* _What is being asked_
Write out the material exactly. Do not include the pictures.

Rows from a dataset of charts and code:
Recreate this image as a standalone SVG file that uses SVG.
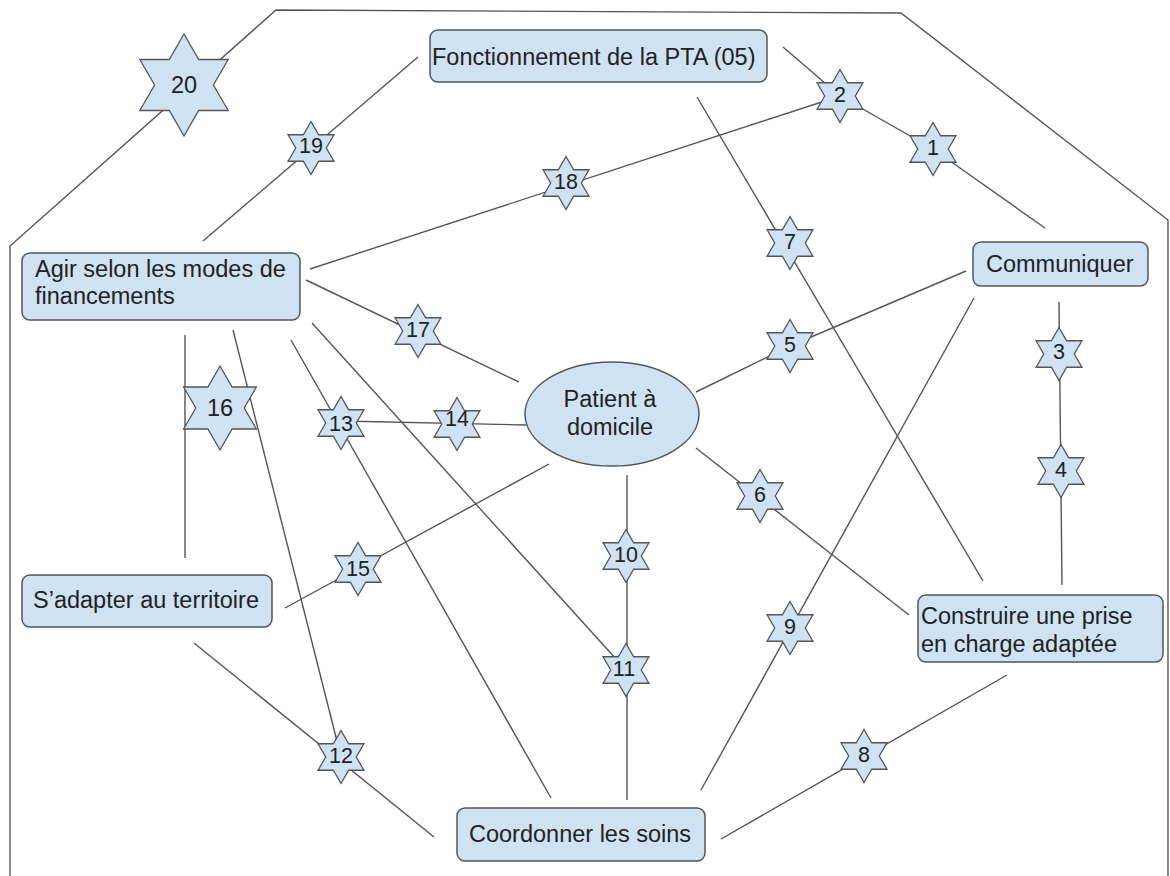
<svg xmlns="http://www.w3.org/2000/svg" width="1170" height="876" viewBox="0 0 1170 876">
<style>
.bg{fill:#ffffff}
.ln{fill:none;stroke:#555555;stroke-width:1.4}
.box{fill:#cfe2f3;stroke:#555555;stroke-width:1.5}
.st{fill:#cfe2f3;stroke:#555555;stroke-width:1.3;stroke-linejoin:miter}
.t{font-family:"Liberation Sans",Arial,sans-serif;font-size:23.5px;fill:#222222}
.n{font-family:"Liberation Sans",Arial,sans-serif;font-size:21.5px;fill:#222222;text-anchor:middle}
.nb{font-family:"Liberation Sans",Arial,sans-serif;font-size:23.5px;fill:#222222;text-anchor:middle}
</style>
<defs>
<path id="ss" d="M0,-26.5 L7.65,-13.25 L22.95,-13.25 L15.3,0 L22.95,13.25 L7.65,13.25 L0,26.5 L-7.65,13.25 L-22.95,13.25 L-15.3,0 L-22.95,-13.25 L-7.65,-13.25 Z"/>
<path id="sm" d="M0,-42 L12.1,-21 L36.4,-21 L24.2,0 L36.4,21 L12.1,21 L0,42 L-12.1,21 L-36.4,21 L-24.2,0 L-36.4,-21 L-12.1,-21 Z"/>
<path id="sl" d="M0,-51 L14.7,-25.5 L44.2,-25.5 L29.4,0 L44.2,25.5 L14.7,25.5 L0,51 L-14.7,25.5 L-44.2,25.5 L-29.4,0 L-44.2,-25.5 L-14.7,-25.5 Z"/>
</defs>
<rect class="bg" x="0" y="0" width="1170" height="876"/>
<g id="connectors">
<polyline class="ln" points="10,876 10,246 276,10 901,13 1168,220 1168,876"/>
<line class="ln" x1="418" y1="57" x2="203" y2="241"/>
<line class="ln" x1="310" y1="269" x2="840" y2="96"/>
<line class="ln" x1="306" y1="280" x2="519" y2="382"/>
<line class="ln" x1="697" y1="97" x2="983" y2="581"/>
<polyline class="ln" points="783,47 840,96 933,149 1045,228"/>
<polyline class="ln" points="966,271 790,346 696,392"/>
<line class="ln" x1="974" y1="298" x2="701" y2="790"/>
<line class="ln" x1="1059" y1="302" x2="1062" y2="585"/>
<line class="ln" x1="696" y1="448" x2="909" y2="615"/>
<line class="ln" x1="627" y1="475" x2="627" y2="800"/>
<line class="ln" x1="1007" y1="675" x2="721" y2="839"/>
<line class="ln" x1="526" y1="425" x2="341" y2="421"/>
<line class="ln" x1="291" y1="340" x2="551" y2="798"/>
<line class="ln" x1="312" y1="323" x2="626" y2="670"/>
<line class="ln" x1="185" y1="335" x2="185" y2="558"/>
<line class="ln" x1="233" y1="330" x2="341" y2="757"/>
<line class="ln" x1="194" y1="643" x2="434" y2="837"/>
<line class="ln" x1="285" y1="608" x2="549" y2="464"/>
</g>
<g id="node-fonctionnement">
<rect class="box" x="430" y="30" width="337" height="52" rx="8"/>
<text class="t" x="432" y="65">Fonctionnement de la PTA (05)</text>
</g>
<g id="node-agir">
<rect class="box" x="22" y="253" width="278" height="67" rx="8"/>
<text class="t" x="35" y="277">Agir selon les modes de</text>
<text class="t" x="35" y="304">financements</text>
</g>
<g id="node-communiquer">
<rect class="box" x="973" y="242" width="175" height="44" rx="8"/>
<text class="t" x="986" y="272">Communiquer</text>
</g>
<g id="node-patient">
<ellipse class="box" cx="612" cy="414" rx="87" ry="52"/>
<text class="t" x="610" y="407" text-anchor="middle">Patient à</text>
<text class="t" x="610" y="435" text-anchor="middle">domicile</text>
</g>
<g id="node-sadapter">
<rect class="box" x="22" y="575" width="250" height="52" rx="8"/>
<text class="t" x="33" y="608">S’adapter au territoire</text>
</g>
<g id="node-construire">
<rect class="box" x="918" y="595" width="245" height="67" rx="8"/>
<text class="t" x="921" y="624">Construire une prise</text>
<text class="t" x="921" y="652">en charge adaptée</text>
</g>
<g id="node-coordonner">
<rect class="box" x="457" y="808" width="248" height="53" rx="8"/>
<text class="t" x="469" y="842">Coordonner les soins</text>
</g>
<g id="star-20"><use href="#sl" class="st" x="184" y="85"/><text class="nb" x="184" y="93">20</text></g>
<g id="star-16"><use href="#sm" class="st" x="220" y="408"/><text class="nb" x="220" y="416">16</text></g>
<g id="star-19"><use href="#ss" class="st" x="311" y="148"/><text class="n" x="311" y="153">19</text></g>
<g id="star-18"><use href="#ss" class="st" x="566" y="183"/><text class="n" x="566" y="189">18</text></g>
<g id="star-2"><use href="#ss" class="st" x="840" y="96"/><text class="n" x="840" y="102">2</text></g>
<g id="star-1"><use href="#ss" class="st" x="933" y="149"/><text class="n" x="933" y="155">1</text></g>
<g id="star-7"><use href="#ss" class="st" x="790" y="243"/><text class="n" x="790" y="249">7</text></g>
<g id="star-5"><use href="#ss" class="st" x="790" y="346"/><text class="n" x="790" y="352">5</text></g>
<g id="star-3"><use href="#ss" class="st" x="1059" y="354"/><text class="n" x="1059" y="359">3</text></g>
<g id="star-4"><use href="#ss" class="st" x="1061" y="471"/><text class="n" x="1061" y="477">4</text></g>
<g id="star-6"><use href="#ss" class="st" x="760" y="496"/><text class="n" x="760" y="502">6</text></g>
<g id="star-10"><use href="#ss" class="st" x="626" y="556"/><text class="n" x="626" y="562">10</text></g>
<g id="star-17"><use href="#ss" class="st" x="418" y="331"/><text class="n" x="418" y="337">17</text></g>
<g id="star-13"><use href="#ss" class="st" x="341" y="423"/><text class="n" x="341" y="431">13</text></g>
<g id="star-14"><use href="#ss" class="st" x="457" y="424"/><text class="n" x="457" y="426">14</text></g>
<g id="star-15"><use href="#ss" class="st" x="358" y="569"/><text class="n" x="358" y="576">15</text></g>
<g id="star-12"><use href="#ss" class="st" x="341" y="757"/><text class="n" x="341" y="763">12</text></g>
<g id="star-11"><use href="#ss" class="st" x="626" y="670"/><text class="n" x="624" y="676">11</text></g>
<g id="star-9"><use href="#ss" class="st" x="790" y="628"/><text class="n" x="790" y="634">9</text></g>
<g id="star-8"><use href="#ss" class="st" x="864" y="756"/><text class="n" x="864" y="762">8</text></g>
</svg>
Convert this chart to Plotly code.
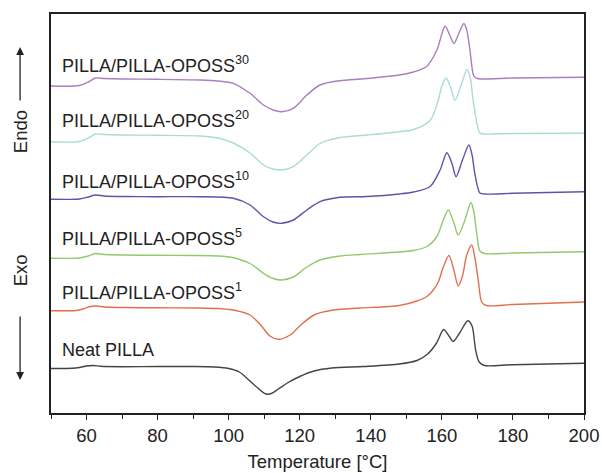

* _Task answer_
Recreate this image as a standalone SVG file that uses SVG.
<svg xmlns="http://www.w3.org/2000/svg" width="1170" height="876" viewBox="0 0 1170 876">
<style>
.bg{fill:#ffffff}
.ln{fill:none;stroke:#555555;stroke-width:1.4}
.box{fill:#cfe2f3;stroke:#555555;stroke-width:1.5}
.st{fill:#cfe2f3;stroke:#555555;stroke-width:1.3;stroke-linejoin:miter}
.t{font-family:"Liberation Sans",Arial,sans-serif;font-size:23.5px;fill:#222222}
.n{font-family:"Liberation Sans",Arial,sans-serif;font-size:21.5px;fill:#222222;text-anchor:middle}
.nb{font-family:"Liberation Sans",Arial,sans-serif;font-size:23.5px;fill:#222222;text-anchor:middle}
</style>
<defs>
<path id="ss" d="M0,-26.5 L7.65,-13.25 L22.95,-13.25 L15.3,0 L22.95,13.25 L7.65,13.25 L0,26.5 L-7.65,13.25 L-22.95,13.25 L-15.3,0 L-22.95,-13.25 L-7.65,-13.25 Z"/>
<path id="sm" d="M0,-42 L12.1,-21 L36.4,-21 L24.2,0 L36.4,21 L12.1,21 L0,42 L-12.1,21 L-36.4,21 L-24.2,0 L-36.4,-21 L-12.1,-21 Z"/>
<path id="sl" d="M0,-51 L14.7,-25.5 L44.2,-25.5 L29.4,0 L44.2,25.5 L14.7,25.5 L0,51 L-14.7,25.5 L-44.2,25.5 L-29.4,0 L-44.2,-25.5 L-14.7,-25.5 Z"/>
</defs>
<rect class="bg" x="0" y="0" width="1170" height="876"/>
<g id="connectors">
<polyline class="ln" points="10,876 10,246 276,10 901,13 1168,220 1168,876"/>
<line class="ln" x1="418" y1="57" x2="203" y2="241"/>
<line class="ln" x1="310" y1="269" x2="840" y2="96"/>
<line class="ln" x1="306" y1="280" x2="519" y2="382"/>
<line class="ln" x1="697" y1="97" x2="983" y2="581"/>
<polyline class="ln" points="783,47 840,96 933,149 1045,228"/>
<polyline class="ln" points="966,271 790,346 696,392"/>
<line class="ln" x1="974" y1="298" x2="701" y2="790"/>
<line class="ln" x1="1059" y1="302" x2="1062" y2="585"/>
<line class="ln" x1="696" y1="448" x2="909" y2="615"/>
<line class="ln" x1="627" y1="475" x2="627" y2="800"/>
<line class="ln" x1="1007" y1="675" x2="721" y2="839"/>
<line class="ln" x1="526" y1="425" x2="341" y2="421"/>
<line class="ln" x1="291" y1="340" x2="551" y2="798"/>
<line class="ln" x1="312" y1="323" x2="626" y2="670"/>
<line class="ln" x1="185" y1="335" x2="185" y2="558"/>
<line class="ln" x1="233" y1="330" x2="341" y2="757"/>
<line class="ln" x1="194" y1="643" x2="434" y2="837"/>
<line class="ln" x1="285" y1="608" x2="549" y2="464"/>
</g>
<g id="node-fonctionnement">
<rect class="box" x="430" y="30" width="337" height="52" rx="8"/>
<text class="t" x="432" y="65">Fonctionnement de la PTA (05)</text>
</g>
<g id="node-agir">
<rect class="box" x="22" y="253" width="278" height="67" rx="8"/>
<text class="t" x="35" y="277">Agir selon les modes de</text>
<text class="t" x="35" y="304">financements</text>
</g>
<g id="node-communiquer">
<rect class="box" x="973" y="242" width="175" height="44" rx="8"/>
<text class="t" x="986" y="272">Communiquer</text>
</g>
<g id="node-patient">
<ellipse class="box" cx="612" cy="414" rx="87" ry="52"/>
<text class="t" x="610" y="407" text-anchor="middle">Patient à</text>
<text class="t" x="610" y="435" text-anchor="middle">domicile</text>
</g>
<g id="node-sadapter">
<rect class="box" x="22" y="575" width="250" height="52" rx="8"/>
<text class="t" x="33" y="608">S’adapter au territoire</text>
</g>
<g id="node-construire">
<rect class="box" x="918" y="595" width="245" height="67" rx="8"/>
<text class="t" x="921" y="624">Construire une prise</text>
<text class="t" x="921" y="652">en charge adaptée</text>
</g>
<g id="node-coordonner">
<rect class="box" x="457" y="808" width="248" height="53" rx="8"/>
<text class="t" x="469" y="842">Coordonner les soins</text>
</g>
<g id="star-20"><use href="#sl" class="st" x="184" y="85"/><text class="nb" x="184" y="93">20</text></g>
<g id="star-16"><use href="#sm" class="st" x="220" y="408"/><text class="nb" x="220" y="416">16</text></g>
<g id="star-19"><use href="#ss" class="st" x="311" y="148"/><text class="n" x="311" y="153">19</text></g>
<g id="star-18"><use href="#ss" class="st" x="566" y="183"/><text class="n" x="566" y="189">18</text></g>
<g id="star-2"><use href="#ss" class="st" x="840" y="96"/><text class="n" x="840" y="102">2</text></g>
<g id="star-1"><use href="#ss" class="st" x="933" y="149"/><text class="n" x="933" y="155">1</text></g>
<g id="star-7"><use href="#ss" class="st" x="790" y="243"/><text class="n" x="790" y="249">7</text></g>
<g id="star-5"><use href="#ss" class="st" x="790" y="346"/><text class="n" x="790" y="352">5</text></g>
<g id="star-3"><use href="#ss" class="st" x="1059" y="354"/><text class="n" x="1059" y="359">3</text></g>
<g id="star-4"><use href="#ss" class="st" x="1061" y="471"/><text class="n" x="1061" y="477">4</text></g>
<g id="star-6"><use href="#ss" class="st" x="760" y="496"/><text class="n" x="760" y="502">6</text></g>
<g id="star-10"><use href="#ss" class="st" x="626" y="556"/><text class="n" x="626" y="562">10</text></g>
<g id="star-17"><use href="#ss" class="st" x="418" y="331"/><text class="n" x="418" y="337">17</text></g>
<g id="star-13"><use href="#ss" class="st" x="341" y="423"/><text class="n" x="341" y="431">13</text></g>
<g id="star-14"><use href="#ss" class="st" x="457" y="424"/><text class="n" x="457" y="426">14</text></g>
<g id="star-15"><use href="#ss" class="st" x="358" y="569"/><text class="n" x="358" y="576">15</text></g>
<g id="star-12"><use href="#ss" class="st" x="341" y="757"/><text class="n" x="341" y="763">12</text></g>
<g id="star-11"><use href="#ss" class="st" x="626" y="670"/><text class="n" x="624" y="676">11</text></g>
<g id="star-9"><use href="#ss" class="st" x="790" y="628"/><text class="n" x="790" y="634">9</text></g>
<g id="star-8"><use href="#ss" class="st" x="864" y="756"/><text class="n" x="864" y="762">8</text></g>
</svg>
Convert this chart to Plotly code.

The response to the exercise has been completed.